-------- Given data --------

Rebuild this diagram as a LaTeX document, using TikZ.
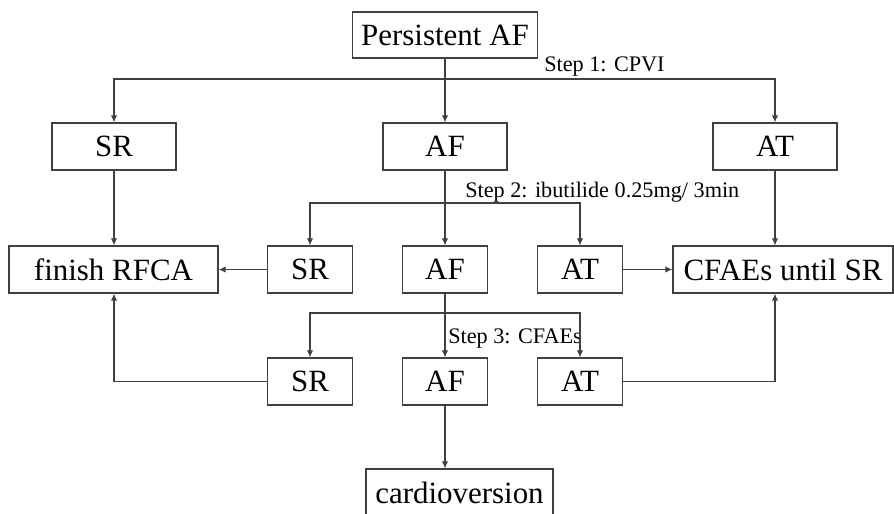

--------
-------- Given data --------

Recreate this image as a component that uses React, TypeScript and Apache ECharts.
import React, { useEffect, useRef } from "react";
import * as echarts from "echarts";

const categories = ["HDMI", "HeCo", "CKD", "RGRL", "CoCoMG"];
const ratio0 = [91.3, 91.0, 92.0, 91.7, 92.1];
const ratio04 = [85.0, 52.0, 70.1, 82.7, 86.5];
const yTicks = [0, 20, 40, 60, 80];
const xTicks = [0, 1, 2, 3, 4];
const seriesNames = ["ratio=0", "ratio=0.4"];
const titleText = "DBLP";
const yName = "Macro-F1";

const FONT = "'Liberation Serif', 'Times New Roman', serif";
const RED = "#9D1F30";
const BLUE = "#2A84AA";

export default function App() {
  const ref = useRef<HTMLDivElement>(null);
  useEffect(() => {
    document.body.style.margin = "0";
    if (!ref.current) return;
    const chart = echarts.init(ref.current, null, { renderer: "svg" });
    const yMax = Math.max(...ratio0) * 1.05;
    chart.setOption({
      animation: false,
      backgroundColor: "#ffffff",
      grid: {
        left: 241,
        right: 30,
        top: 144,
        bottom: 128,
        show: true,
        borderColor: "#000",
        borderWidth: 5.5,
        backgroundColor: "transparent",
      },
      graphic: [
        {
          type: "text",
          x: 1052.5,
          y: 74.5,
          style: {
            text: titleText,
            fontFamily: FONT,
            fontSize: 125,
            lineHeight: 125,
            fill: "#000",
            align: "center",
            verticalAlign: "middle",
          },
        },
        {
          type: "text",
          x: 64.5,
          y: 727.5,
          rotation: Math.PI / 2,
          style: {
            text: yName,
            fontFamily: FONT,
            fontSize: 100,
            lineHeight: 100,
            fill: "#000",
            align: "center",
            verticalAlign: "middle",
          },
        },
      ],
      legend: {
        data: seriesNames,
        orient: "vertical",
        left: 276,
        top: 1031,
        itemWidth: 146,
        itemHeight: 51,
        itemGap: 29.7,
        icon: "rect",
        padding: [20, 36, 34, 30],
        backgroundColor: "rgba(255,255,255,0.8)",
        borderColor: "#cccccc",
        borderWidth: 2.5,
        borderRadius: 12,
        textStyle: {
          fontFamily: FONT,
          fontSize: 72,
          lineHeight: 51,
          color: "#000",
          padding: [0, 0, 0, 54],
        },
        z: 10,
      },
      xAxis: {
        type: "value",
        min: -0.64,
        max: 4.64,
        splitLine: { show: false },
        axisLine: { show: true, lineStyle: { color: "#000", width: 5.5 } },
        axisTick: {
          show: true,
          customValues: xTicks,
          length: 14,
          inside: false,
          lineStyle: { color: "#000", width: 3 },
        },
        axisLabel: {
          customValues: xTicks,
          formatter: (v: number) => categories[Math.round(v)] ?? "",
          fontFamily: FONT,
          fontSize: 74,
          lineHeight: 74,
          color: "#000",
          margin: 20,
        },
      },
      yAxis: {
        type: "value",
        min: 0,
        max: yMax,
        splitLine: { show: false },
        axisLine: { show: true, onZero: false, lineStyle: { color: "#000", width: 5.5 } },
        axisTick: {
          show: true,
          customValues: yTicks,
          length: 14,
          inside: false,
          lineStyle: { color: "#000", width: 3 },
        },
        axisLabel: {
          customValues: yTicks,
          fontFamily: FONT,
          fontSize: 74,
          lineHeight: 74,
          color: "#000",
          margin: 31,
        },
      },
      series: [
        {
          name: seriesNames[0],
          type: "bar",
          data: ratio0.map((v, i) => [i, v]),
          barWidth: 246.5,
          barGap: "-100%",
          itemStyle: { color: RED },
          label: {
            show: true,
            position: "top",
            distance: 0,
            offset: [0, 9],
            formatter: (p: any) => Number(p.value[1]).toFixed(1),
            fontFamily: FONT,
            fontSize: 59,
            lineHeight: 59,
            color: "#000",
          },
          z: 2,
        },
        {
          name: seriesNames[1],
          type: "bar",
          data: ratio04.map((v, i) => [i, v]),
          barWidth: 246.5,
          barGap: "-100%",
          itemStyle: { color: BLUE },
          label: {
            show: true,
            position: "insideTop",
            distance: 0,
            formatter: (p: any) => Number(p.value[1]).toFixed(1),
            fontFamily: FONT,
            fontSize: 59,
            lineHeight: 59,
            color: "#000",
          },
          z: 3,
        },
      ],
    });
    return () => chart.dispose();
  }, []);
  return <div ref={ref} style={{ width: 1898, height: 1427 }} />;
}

--------
-------- Given data --------

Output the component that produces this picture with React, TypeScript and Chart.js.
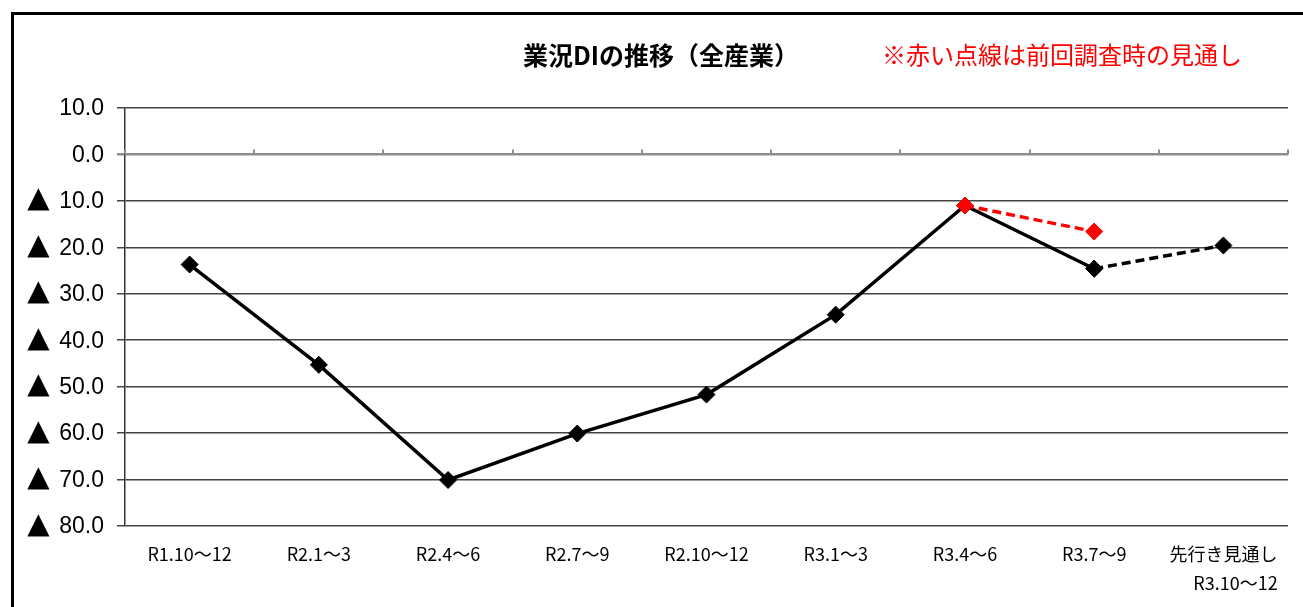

--------

- **Problem to solve**: Take the line that contains "Recreate this image", the line that contains "import * as", and all lines between, and give them again exactly; include no other line.

- **Problem solution**:
Recreate this image as a component that uses React, TypeScript and Apache ECharts.
import React, { useEffect, useRef } from "react";
import * as echarts from "echarts";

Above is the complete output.